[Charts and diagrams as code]
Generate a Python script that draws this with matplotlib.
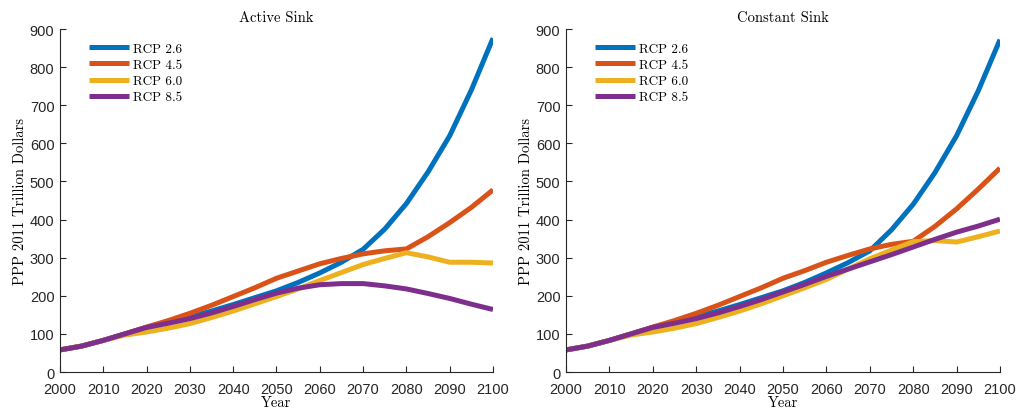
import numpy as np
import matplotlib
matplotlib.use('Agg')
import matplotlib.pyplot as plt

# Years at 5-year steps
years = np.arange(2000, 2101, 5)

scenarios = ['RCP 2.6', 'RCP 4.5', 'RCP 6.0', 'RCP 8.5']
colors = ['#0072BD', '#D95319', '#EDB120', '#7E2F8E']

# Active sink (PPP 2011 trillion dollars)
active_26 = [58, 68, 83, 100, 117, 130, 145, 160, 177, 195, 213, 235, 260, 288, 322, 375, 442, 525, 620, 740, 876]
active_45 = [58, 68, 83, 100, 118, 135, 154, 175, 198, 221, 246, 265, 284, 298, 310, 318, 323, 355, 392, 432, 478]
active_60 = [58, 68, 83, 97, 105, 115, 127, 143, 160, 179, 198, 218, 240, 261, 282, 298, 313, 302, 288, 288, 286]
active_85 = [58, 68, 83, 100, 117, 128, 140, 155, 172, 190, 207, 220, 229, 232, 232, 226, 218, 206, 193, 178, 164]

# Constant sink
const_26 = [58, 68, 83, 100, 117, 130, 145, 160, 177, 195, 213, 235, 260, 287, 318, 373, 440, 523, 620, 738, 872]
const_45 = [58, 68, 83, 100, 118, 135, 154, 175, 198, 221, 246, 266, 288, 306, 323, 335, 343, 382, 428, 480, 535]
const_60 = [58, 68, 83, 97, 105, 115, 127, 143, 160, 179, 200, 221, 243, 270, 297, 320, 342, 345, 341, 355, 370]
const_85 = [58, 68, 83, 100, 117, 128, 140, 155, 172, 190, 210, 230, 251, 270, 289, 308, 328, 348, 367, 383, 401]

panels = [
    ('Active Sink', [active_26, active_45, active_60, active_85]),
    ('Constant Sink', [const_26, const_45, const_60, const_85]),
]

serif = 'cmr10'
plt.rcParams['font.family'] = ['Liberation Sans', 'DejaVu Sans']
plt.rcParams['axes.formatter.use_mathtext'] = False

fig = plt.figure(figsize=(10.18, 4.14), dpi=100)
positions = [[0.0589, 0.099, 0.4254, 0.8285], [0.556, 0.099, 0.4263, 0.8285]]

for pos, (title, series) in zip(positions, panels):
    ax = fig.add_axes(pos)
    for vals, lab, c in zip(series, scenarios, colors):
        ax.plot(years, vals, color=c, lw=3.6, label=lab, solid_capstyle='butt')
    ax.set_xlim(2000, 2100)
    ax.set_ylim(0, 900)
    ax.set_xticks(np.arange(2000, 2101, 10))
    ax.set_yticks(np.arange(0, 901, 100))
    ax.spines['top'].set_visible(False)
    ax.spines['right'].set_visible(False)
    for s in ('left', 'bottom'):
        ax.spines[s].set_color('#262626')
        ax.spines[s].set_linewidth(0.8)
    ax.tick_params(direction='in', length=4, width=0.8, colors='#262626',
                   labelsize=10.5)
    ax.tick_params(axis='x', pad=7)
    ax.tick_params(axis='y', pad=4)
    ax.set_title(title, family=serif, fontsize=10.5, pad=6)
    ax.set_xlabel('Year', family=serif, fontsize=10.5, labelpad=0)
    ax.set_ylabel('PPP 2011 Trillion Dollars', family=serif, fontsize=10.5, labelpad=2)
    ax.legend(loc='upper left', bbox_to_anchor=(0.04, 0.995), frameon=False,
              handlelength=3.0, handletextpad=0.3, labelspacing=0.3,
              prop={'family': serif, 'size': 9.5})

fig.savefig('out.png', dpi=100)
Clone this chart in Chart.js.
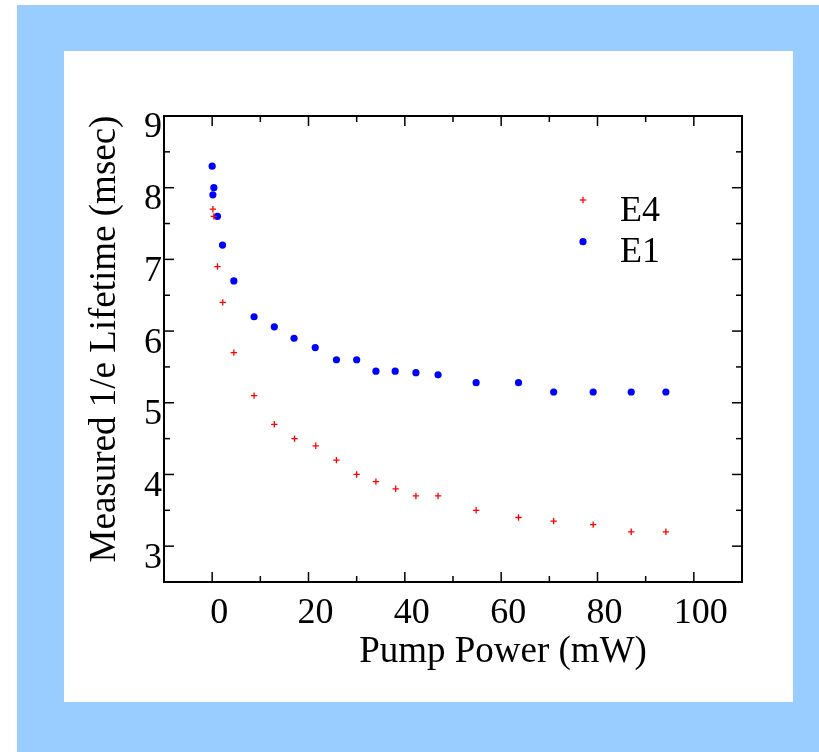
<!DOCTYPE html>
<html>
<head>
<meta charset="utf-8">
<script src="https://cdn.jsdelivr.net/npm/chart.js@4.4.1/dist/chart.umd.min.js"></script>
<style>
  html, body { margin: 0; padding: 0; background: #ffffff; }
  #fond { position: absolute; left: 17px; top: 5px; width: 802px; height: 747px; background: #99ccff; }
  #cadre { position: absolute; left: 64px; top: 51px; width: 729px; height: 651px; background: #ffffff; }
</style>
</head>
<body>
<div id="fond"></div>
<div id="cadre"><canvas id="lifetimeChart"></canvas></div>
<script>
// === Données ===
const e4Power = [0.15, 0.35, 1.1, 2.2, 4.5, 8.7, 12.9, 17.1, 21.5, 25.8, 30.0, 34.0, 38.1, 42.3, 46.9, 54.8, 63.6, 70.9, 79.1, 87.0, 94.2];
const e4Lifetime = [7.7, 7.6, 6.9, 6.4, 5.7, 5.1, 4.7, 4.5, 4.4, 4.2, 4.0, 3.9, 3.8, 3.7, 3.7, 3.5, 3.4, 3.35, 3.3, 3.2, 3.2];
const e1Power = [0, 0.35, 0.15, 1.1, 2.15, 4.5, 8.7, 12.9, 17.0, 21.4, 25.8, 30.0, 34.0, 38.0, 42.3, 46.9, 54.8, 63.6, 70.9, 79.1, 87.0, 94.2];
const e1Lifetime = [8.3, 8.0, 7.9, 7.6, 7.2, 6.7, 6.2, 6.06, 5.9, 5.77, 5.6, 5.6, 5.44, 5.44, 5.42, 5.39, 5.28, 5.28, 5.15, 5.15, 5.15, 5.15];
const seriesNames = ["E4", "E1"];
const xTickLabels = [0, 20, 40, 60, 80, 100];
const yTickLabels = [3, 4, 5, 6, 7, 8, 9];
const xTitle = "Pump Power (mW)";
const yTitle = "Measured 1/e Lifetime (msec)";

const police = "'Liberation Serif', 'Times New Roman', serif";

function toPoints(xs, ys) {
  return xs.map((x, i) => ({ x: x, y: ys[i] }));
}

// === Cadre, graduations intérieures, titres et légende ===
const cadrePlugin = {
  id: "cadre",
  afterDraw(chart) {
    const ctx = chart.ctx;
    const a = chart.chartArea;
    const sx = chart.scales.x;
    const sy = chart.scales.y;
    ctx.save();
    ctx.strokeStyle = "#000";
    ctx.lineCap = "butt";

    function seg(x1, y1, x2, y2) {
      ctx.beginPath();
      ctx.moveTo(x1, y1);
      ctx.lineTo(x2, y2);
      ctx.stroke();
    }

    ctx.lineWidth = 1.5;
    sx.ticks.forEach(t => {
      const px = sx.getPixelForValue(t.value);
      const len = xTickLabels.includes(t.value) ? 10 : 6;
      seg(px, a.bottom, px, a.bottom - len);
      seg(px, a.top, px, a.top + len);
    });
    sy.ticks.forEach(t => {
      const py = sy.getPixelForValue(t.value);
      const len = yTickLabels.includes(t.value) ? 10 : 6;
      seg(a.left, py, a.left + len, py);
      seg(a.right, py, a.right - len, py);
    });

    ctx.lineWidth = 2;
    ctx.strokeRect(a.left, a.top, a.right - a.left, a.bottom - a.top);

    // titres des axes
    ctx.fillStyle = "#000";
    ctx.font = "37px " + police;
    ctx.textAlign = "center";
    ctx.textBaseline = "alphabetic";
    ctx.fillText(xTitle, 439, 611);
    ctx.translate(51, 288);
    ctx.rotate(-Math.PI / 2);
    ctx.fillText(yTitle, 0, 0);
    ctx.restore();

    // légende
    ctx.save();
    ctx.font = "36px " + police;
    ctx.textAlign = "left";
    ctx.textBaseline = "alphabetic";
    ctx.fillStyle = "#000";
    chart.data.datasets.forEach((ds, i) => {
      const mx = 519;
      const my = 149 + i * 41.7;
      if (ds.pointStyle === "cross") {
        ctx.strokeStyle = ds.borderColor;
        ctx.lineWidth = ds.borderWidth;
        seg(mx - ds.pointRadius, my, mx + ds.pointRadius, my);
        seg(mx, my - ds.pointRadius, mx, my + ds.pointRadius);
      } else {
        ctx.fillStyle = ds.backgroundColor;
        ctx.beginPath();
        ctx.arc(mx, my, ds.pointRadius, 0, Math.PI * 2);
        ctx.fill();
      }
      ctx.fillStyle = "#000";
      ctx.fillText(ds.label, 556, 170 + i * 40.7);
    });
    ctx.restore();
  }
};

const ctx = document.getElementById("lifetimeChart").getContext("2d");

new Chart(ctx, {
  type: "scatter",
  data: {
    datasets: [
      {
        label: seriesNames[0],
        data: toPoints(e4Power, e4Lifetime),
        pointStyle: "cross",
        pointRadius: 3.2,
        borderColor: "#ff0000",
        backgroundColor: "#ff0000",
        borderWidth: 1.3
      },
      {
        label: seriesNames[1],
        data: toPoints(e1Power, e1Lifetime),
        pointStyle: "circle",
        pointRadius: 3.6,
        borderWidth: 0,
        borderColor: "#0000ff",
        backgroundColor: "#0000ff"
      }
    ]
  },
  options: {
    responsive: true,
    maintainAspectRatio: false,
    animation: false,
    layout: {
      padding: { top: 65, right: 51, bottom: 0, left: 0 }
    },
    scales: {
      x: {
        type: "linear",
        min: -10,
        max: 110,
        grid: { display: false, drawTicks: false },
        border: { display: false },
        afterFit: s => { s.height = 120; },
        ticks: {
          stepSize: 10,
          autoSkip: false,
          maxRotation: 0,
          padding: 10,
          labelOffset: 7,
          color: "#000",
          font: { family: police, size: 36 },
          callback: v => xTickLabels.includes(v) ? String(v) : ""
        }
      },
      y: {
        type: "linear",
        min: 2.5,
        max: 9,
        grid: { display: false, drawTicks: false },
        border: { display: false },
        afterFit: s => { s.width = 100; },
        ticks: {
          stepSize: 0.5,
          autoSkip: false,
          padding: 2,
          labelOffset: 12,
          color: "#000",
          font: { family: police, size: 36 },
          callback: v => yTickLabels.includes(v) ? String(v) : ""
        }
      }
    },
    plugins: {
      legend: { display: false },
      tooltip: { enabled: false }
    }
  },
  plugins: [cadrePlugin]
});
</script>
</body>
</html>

* [WORK TO COMPLETE]: Starting at the first line of the entries, restate word for word everything through the line that holds "colors = ['#0072BD', '#D95319', '#EDB120', '#7E2F8E']", both ends included, but omit any pictures.

* [OUTPUT]:
Generate a Python script that draws this with matplotlib.
import numpy as np
import matplotlib
matplotlib.use('Agg')
import matplotlib.pyplot as plt

# Years at 5-year steps
years = np.arange(2000, 2101, 5)

scenarios = ['RCP 2.6', 'RCP 4.5', 'RCP 6.0', 'RCP 8.5']
colors = ['#0072BD', '#D95319', '#EDB120', '#7E2F8E']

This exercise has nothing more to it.